▸ **Prompt**
The lines to print start at the one containing "Recreate this image" and end at the one containing "import * as"; print them exactly, ends included, and only them.

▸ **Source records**
§
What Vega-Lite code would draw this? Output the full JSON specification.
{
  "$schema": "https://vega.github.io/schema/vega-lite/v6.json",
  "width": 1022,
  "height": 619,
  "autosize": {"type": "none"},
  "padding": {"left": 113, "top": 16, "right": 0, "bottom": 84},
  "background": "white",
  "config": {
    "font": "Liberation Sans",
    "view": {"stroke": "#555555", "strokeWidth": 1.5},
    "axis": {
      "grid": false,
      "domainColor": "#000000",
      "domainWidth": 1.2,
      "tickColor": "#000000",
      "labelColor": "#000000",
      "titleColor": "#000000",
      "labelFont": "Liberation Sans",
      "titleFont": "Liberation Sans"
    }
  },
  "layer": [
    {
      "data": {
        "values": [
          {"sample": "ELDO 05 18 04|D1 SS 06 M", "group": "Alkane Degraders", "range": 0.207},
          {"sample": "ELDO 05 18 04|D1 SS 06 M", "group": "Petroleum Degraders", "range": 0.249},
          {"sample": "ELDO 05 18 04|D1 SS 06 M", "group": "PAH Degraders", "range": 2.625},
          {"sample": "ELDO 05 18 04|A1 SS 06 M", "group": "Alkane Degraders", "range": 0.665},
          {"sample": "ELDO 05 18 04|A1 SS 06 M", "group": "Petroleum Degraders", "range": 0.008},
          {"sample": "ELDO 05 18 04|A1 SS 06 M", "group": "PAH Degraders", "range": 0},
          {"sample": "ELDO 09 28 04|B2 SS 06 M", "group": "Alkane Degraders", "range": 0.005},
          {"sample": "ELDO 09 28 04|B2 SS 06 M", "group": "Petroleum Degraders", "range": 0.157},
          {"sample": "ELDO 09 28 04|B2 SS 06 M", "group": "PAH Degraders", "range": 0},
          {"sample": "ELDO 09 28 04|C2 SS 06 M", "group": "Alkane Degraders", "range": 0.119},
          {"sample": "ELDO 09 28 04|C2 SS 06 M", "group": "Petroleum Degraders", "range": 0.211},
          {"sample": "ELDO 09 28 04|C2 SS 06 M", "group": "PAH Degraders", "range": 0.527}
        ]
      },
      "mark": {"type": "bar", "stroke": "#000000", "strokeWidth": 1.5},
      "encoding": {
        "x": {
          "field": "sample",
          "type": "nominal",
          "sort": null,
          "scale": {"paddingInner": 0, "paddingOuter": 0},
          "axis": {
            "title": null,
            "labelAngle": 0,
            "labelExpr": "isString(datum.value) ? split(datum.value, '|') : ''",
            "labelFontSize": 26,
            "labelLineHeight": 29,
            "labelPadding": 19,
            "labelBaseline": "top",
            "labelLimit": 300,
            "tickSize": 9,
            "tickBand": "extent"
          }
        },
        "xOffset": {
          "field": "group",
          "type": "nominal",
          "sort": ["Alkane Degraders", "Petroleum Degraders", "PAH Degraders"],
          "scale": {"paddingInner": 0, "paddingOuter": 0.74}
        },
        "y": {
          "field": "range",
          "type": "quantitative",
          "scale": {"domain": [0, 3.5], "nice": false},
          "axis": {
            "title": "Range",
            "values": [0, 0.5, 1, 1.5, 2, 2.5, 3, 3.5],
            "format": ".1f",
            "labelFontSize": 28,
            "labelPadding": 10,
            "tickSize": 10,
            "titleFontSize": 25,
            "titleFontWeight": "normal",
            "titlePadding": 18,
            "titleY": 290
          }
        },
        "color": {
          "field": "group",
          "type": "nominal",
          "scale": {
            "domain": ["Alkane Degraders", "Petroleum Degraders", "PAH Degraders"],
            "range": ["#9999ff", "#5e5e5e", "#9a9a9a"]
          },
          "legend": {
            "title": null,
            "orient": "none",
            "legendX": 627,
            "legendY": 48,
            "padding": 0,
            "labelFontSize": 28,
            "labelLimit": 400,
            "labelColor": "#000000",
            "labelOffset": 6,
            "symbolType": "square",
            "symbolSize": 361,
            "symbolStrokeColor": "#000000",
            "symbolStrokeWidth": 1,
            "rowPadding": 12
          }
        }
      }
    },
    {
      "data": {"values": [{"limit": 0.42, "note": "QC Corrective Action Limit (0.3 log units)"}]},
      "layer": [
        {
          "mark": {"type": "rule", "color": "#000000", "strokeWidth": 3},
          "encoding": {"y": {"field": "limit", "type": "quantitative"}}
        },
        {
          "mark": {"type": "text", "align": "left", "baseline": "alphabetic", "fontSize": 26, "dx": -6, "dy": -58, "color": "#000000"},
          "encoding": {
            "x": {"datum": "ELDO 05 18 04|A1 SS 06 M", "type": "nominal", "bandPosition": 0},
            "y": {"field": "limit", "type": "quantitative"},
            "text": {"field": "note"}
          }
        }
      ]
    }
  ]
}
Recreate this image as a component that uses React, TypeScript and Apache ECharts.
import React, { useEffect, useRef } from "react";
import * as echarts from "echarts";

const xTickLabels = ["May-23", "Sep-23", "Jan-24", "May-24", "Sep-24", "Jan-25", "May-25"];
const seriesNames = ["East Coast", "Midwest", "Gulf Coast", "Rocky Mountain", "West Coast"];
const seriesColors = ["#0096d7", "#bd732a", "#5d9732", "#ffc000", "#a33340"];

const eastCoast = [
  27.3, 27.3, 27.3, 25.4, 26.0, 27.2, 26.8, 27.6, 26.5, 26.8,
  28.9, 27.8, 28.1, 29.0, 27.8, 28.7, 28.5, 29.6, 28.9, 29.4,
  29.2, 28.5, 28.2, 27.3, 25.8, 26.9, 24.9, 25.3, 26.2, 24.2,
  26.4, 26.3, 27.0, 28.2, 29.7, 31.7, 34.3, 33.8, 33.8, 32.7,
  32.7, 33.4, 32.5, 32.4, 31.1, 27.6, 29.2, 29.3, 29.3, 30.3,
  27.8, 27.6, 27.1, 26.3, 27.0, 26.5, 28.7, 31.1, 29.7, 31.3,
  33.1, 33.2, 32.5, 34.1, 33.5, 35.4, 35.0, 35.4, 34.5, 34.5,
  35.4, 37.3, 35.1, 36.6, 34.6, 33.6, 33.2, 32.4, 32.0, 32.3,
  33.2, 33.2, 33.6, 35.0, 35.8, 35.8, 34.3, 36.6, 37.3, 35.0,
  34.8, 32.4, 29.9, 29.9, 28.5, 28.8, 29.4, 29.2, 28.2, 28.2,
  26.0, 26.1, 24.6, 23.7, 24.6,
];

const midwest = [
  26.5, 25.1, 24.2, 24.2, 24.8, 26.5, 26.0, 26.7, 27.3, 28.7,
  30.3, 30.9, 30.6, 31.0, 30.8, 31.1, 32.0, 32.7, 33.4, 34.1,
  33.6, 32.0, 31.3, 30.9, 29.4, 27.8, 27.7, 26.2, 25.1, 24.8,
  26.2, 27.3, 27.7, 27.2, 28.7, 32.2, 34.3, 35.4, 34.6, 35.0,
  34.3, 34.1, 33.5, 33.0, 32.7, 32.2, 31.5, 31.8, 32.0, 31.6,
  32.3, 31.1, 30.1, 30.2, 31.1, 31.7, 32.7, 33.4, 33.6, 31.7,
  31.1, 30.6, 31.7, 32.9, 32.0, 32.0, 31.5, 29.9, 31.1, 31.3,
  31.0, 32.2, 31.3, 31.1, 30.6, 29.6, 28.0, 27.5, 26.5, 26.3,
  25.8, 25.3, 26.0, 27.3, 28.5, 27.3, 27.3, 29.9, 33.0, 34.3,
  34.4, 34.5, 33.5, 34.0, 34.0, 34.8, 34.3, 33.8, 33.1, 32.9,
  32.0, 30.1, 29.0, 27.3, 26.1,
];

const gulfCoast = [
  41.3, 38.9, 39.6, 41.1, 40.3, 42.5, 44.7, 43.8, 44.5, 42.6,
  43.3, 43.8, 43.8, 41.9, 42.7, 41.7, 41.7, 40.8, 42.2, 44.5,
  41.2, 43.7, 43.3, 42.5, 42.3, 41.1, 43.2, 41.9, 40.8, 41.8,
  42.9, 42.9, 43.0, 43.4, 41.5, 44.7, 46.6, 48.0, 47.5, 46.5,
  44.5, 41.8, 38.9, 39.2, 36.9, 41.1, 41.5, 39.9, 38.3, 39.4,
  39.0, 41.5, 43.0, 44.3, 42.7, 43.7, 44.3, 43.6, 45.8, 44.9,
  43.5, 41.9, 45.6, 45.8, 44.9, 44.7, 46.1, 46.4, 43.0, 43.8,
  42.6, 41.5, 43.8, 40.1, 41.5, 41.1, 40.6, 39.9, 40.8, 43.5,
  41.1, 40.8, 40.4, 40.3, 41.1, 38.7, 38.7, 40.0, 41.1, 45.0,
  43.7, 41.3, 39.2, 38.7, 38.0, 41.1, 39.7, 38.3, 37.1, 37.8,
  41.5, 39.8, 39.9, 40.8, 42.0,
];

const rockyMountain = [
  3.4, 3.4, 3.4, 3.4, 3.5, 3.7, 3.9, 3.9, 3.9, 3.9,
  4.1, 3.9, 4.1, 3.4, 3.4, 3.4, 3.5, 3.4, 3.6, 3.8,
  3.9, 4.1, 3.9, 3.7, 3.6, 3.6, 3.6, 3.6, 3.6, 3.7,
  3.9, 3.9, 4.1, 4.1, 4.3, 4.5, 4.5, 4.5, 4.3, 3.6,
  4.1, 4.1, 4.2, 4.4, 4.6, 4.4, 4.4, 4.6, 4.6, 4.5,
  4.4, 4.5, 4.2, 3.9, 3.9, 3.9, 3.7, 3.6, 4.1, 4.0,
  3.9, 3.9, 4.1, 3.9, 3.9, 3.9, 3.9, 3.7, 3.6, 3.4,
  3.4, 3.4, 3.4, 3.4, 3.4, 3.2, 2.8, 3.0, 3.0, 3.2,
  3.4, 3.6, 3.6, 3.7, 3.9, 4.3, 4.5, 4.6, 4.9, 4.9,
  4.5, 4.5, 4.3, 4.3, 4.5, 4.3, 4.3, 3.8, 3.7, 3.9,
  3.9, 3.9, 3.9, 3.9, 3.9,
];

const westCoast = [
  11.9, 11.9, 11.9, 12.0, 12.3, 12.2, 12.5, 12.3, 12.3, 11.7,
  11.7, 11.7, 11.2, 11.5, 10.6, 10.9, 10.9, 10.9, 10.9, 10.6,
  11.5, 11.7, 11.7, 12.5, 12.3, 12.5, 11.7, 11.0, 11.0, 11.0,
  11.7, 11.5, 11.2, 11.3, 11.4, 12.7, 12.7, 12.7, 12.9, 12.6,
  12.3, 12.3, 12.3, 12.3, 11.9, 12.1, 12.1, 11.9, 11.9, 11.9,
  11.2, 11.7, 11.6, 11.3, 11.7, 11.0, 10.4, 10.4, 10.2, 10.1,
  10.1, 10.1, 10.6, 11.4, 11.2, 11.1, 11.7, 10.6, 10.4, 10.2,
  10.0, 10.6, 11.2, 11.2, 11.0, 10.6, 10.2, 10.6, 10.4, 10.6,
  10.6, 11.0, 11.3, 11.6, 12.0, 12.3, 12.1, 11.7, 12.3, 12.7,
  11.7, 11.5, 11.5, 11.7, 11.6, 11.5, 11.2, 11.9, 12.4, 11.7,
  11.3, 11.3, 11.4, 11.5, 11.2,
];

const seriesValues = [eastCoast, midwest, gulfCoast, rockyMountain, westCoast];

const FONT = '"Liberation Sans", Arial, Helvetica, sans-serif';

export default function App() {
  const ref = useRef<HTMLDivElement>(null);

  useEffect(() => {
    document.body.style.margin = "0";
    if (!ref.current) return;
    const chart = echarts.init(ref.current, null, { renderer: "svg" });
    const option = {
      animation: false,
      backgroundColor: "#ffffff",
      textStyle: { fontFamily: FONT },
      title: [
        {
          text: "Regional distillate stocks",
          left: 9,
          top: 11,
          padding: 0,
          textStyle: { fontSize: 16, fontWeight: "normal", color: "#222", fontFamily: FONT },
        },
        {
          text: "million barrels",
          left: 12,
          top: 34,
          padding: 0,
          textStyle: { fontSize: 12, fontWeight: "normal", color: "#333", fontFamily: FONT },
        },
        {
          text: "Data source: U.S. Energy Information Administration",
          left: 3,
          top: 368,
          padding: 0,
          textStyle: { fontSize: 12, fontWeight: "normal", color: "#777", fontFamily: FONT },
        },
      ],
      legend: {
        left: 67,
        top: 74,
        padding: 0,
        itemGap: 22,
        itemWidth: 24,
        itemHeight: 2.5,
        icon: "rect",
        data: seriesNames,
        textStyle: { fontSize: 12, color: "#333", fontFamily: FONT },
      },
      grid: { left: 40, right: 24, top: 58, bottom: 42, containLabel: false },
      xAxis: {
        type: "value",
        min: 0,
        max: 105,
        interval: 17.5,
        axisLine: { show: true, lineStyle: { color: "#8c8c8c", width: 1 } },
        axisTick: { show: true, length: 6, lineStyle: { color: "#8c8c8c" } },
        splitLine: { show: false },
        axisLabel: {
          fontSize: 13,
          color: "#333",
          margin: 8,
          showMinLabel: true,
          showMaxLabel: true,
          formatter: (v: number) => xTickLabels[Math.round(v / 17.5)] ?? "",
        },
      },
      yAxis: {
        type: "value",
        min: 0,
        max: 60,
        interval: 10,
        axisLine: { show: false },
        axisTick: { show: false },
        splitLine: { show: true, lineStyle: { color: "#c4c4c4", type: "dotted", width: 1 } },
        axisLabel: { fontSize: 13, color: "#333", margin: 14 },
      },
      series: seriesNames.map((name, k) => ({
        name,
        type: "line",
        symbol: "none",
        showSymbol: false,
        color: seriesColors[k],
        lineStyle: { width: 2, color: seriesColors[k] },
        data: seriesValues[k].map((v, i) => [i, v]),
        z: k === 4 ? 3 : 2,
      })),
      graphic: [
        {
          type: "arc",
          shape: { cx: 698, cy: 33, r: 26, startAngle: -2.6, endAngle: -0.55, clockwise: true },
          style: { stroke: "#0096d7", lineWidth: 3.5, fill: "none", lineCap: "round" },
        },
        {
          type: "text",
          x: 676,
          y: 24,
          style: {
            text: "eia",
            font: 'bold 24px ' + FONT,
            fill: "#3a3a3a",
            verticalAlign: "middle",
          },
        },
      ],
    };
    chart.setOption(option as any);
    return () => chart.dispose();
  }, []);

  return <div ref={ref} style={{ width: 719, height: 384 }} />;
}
§
▸ **Answer**
Recreate this image as a component that uses React, TypeScript and Apache ECharts.
import React, { useEffect, useRef } from "react";
import * as echarts from "echarts";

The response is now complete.